Is It a Jigsaw Puzzle or the Last Throes of Human Existence? | Sojourners

Is It a Jigsaw Puzzle or the Last Throes of Human Existence?

Retirement, day 748.
The illustration shows two skeletons sitting at a yellow table working on a puzzle, with cobwebs, flies and mice all over the scene.
Illustration by Melanie Lambrick 

THERE WAS NO WARNING.

I had just returned from a task that brings meaning and purpose to a retiree (triple-A batteries were on sale across town), but stepping over the threshold of my front door, I knew something was wrong.

In the middle distance, our dining room table — a place of memorable family gatherings and special dinners with friends — had been defiled with dozens of randomly shaped pieces of colored cardboard.

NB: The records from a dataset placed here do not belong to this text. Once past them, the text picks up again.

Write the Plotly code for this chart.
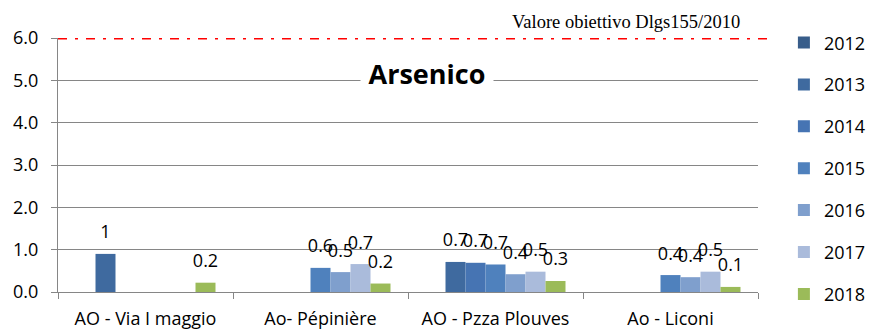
import plotly.graph_objects as go

categories = ["AO - Via I maggio", "Ao- Pépinière", "AO - Pzza Plouves", "Ao - Liconi"]
years = ["2012", "2013", "2014", "2015", "2016", "2017", "2018"]

v2012 = [None, None, None, None]
v2013 = [0.9, None, 0.71, None]
v2014 = [None, None, 0.69, None]
v2015 = [None, 0.57, 0.65, 0.40]
v2016 = [None, 0.47, 0.42, 0.35]
v2017 = [None, 0.66, 0.48, 0.48]
v2018 = [0.22, 0.20, 0.26, 0.12]

l2012 = [None, None, None, None]
l2013 = ["1", None, "0.7", None]
l2014 = [None, None, "0.7", None]
l2015 = [None, "0.6", "0.7", "0.4"]
l2016 = [None, "0.5", "0.4", "0.4"]
l2017 = [None, "0.7", "0.5", "0.5"]
l2018 = ["0.2", "0.2", "0.3", "0.1"]

series_values = [v2012, v2013, v2014, v2015, v2016, v2017, v2018]
series_labels = [l2012, l2013, l2014, l2015, l2016, l2017, l2018]
colors = ["#385D8A", "#3F6A9F", "#4674B3", "#4F81BD", "#7F9FCD", "#AABBDB", "#9BBB59"]

target_value = 6.0
target_label = "Valore obiettivo Dlgs155/2010"
title_text = "Arsenico"

FONT = "Open Sans"
fig = go.Figure()

for yr, vals, col in zip(years, series_values, colors):
    fig.add_trace(go.Bar(
        x=categories, y=vals, name=yr, marker=dict(color=col, line=dict(width=0)),
        legendgroup=yr, hoverinfo="skip",
    ))

for yr, vals, labs in zip(years, series_values, series_labels):
    fig.add_trace(go.Scatter(
        x=categories, y=vals, text=labs, mode="markers+text",
        marker=dict(size=16, color="rgba(0,0,0,0)"),
        textposition="top center", textfont=dict(family=FONT, size=18, color="#000000"),
        showlegend=False, hoverinfo="skip", cliponaxis=False,
    ))

gray = "#868686"
fig.update_layout(
    width=869, height=329,
    margin=dict(l=58, r=111, t=38, b=37, pad=0, autoexpand=False),
    paper_bgcolor="white", plot_bgcolor="white",
    barmode="group", bargap=0.2, bargroupgap=0,
    scattermode="group", scattergap=0.2,
    font=dict(family=FONT, size=18, color="#000000"),
    showlegend=True,
    legend=dict(x=1.037, xanchor="left", y=1.054, yanchor="top", maxheight=325,
                font=dict(family=FONT, size=18, color="#000000"),
                tracegroupgap=15.5, itemwidth=30, bgcolor="rgba(0,0,0,0)"),
    xaxis=dict(type="category", showgrid=False, showline=True, linecolor=gray, linewidth=1,
               ticks="outside", tickson="boundaries", ticklen=6, tickcolor=gray,
               ticklabelstandoff=10, tickfont=dict(family=FONT, size=18)),
    yaxis=dict(range=[0, 6], dtick=1, tickformat=".1f", showgrid=True, gridcolor=gray, gridwidth=1,
               showline=True, linecolor=gray, linewidth=1, ticks="outside", ticklen=6,
               tickcolor=gray, zeroline=False, ticklabelstandoff=9,
               tickfont=dict(family=FONT, size=18)),
)

fig.add_shape(type="line", xref="paper", yref="y", x0=0, x1=1.02, y0=target_value, y1=target_value,
              line=dict(color="#FF0000", width=3, dash="9px,8px,3px,8px"))

fig.add_annotation(text="<b>" + title_text + "</b>", xref="paper", yref="paper",
                   x=0.527, y=0.862, xanchor="center", yanchor="middle", showarrow=False,
                   font=dict(family=FONT, size=27, color="#000000"),
                   bgcolor="white", width=130, height=36)

fig.add_annotation(text=target_label, xref="paper", yref="paper",
                   x=0.977, y=1.063, xanchor="right", yanchor="middle", showarrow=False,
                   font=dict(family="Liberation Serif", size=18.5, color="#000000"))

fig.write_html("out.html")
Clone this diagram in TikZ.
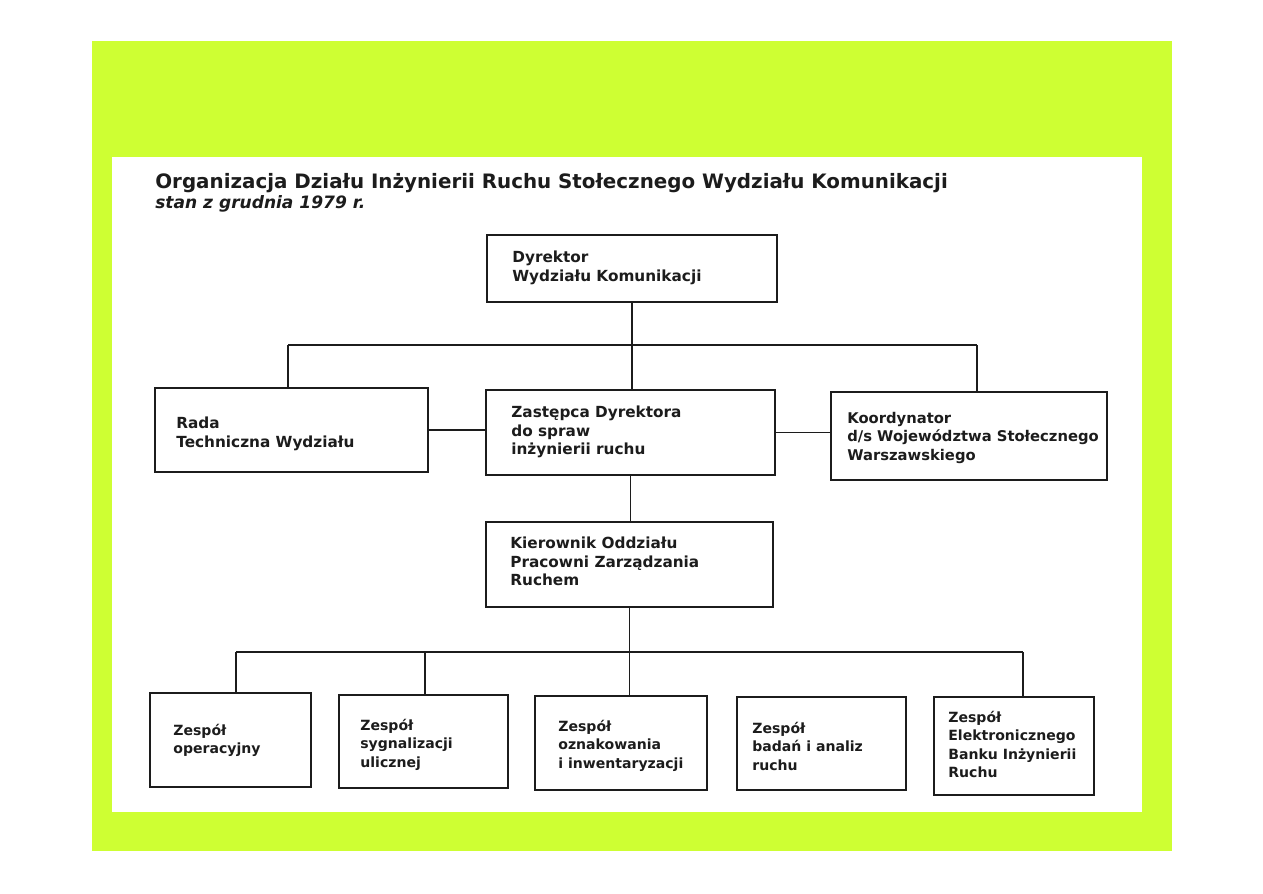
\documentclass[tikz,border=0pt]{standalone}
\usepackage{fontspec}
\setmainfont{DejaVu Sans}[ItalicFont={DejaVu Sans Oblique},BoldFont={DejaVu Sans Bold},BoldItalicFont={DejaVu Sans Bold Oblique}]
\usetikzlibrary{positioning}
\definecolor{LimeGreen}{RGB}{206,255,51}
\definecolor{InkGray}{RGB}{28,28,28}

\begin{document}
\begin{tikzpicture}[x=0.02cm,y=-0.02cm,
	box/.style 2 args={draw=InkGray,line width=1pt,inner sep=0pt,minimum width=#1,minimum height=#2},
	lbl/.style={anchor=north west,inner sep=0pt,align=left,text=InkGray,font=\bfseries\fontsize{8.7}{10.6}\selectfont},
	lbls/.style={lbl,font=\bfseries\fontsize{8}{10.4}\selectfont},
	link/.style={draw=InkGray,line width=0.9pt}]
			\useasboundingbox (0,0) rectangle (1263,893);
			\fill[LimeGreen] (92,41) rectangle (1172,851);
			\fill[white] (112,157) rectangle (1142,812);
			% title
			\node[anchor=base west,inner sep=0pt,text=InkGray,font=\bfseries\fontsize{11.3}{13}\selectfont] (title) at (155,188) {Organizacja Działu Inżynierii Ruchu Stołecznego Wydziału Komunikacji};
			\node[anchor=base west,inner sep=0pt,text=InkGray,font=\bfseries\itshape\fontsize{9.7}{12}\selectfont] (date) at (155,208) {stan z grudnia 1979 r.};
			% top levels
			\node[box={5.8cm}{1.34cm}] (dyr) at (632,268.5) {};
			\node[lbl] (dyrT) at (512,250.5) {Dyrektor\\Wydziału Komunikacji};
			\node[box={5.46cm}{1.68cm}] (rada) at (291.5,430) {};
			\node[lbl] (radaT) at (176,416.5) {Rada\\Techniczna Wydziału};
			\node[box={5.78cm}{1.7cm}] (zast) at (630.5,432.5) {};
			\node[lbl] (zastT) at (511,405.5) {Zastępca Dyrektora\\do spraw\\inżynierii ruchu};
			\node[box={5.52cm}{1.76cm}] (koord) at (969,436) {};
			\node[lbl,font=\bfseries\fontsize{8.4}{10.6}\selectfont] (koordT) at (847,411.5) {Koordynator\\d/s Województwa Stołecznego\\Warszawskiego};
			\node[box={5.74cm}{1.7cm}] (kier) at (629.5,564.5) {};
			\node[lbl] (kierT) at (510,536.5) {Kierownik Oddziału\\Pracowni Zarządzania\\Ruchem};
			% teams
			\node[box={3.22cm}{1.88cm}] (zespA) at (230.5,740) {};
			\node[lbls] (zespAT) at (173,724) {Zespół\\operacyjny};
			\node[box={3.38cm}{1.86cm}] (zespB) at (423.5,741.5) {};
			\node[lbls] (zespBT) at (360,719) {Zespół\\sygnalizacji\\ulicznej};
			\node[box={3.44cm}{1.88cm}] (zespC) at (621,743) {};
			\node[lbls] (zespCT) at (558,720) {Zespół\\oznakowania\\i inwentaryzacji};
			\node[box={3.38cm}{1.86cm}] (zespD) at (821.5,743.5) {};
			\node[lbls] (zespDT) at (752,722) {Zespół\\badań i analiz\\ruchu};
			\node[box={3.2cm}{1.96cm}] (zespE) at (1014,746) {};
			\node[lbls] (zespET) at (948,711) {Zespół\\Elektronicznego\\Banku Inżynierii\\Ruchu};
			% connectors
			\coordinate (busA) at (288,345);
			\coordinate (busB) at (977,345);
			\draw[link] (busA) -- (busB);
			\draw[link] (dyr.south) -- (dyr.south |- zast.north);
			\draw[link] (busA) -- (busA |- rada.north);
			\draw[link] (busB) -- (busB |- koord.north);
			\draw[link] (rada.east) -- (rada.east -| zast.west);
			\draw[link] (zast.east) -- (zast.east -| koord.west);
			\draw[link] (zast.south) -- (zast.south |- kier.north);
			\coordinate (busC) at (236,652);
			\coordinate (busD) at (1023,652);
			\coordinate (dropB) at (425,652);
			\draw[link] (busC) -- (busD);
			\draw[link] (kier.south) -- (kier.south |- zespC.north);
			\draw[link] (busC) -- (busC |- zespA.north);
			\draw[link] (dropB) -- (dropB |- zespB.north);
			\draw[link] (busD) -- (busD |- zespE.north);
		\end{tikzpicture}
\end{document}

I gasped. This monstrous intrusion had presumably been placed there by the other member of my household, whose name I could not utter without a fierce complaint, the cry of a man wounded by a symbol of the last throes of human existence ... the jigsaw puzzle.

She: Oh, you’re home. I found that puzzle I’d misplaced.

Me: But I’m not ready for puzzles! It’s what you do when there’s little left to life, when you’re one step away from the grave!

She: Don’t be silly.

Me: I’m still a young man! In elephant years, I’m a teenager. I just got my driver’s license, for heaven’s sake!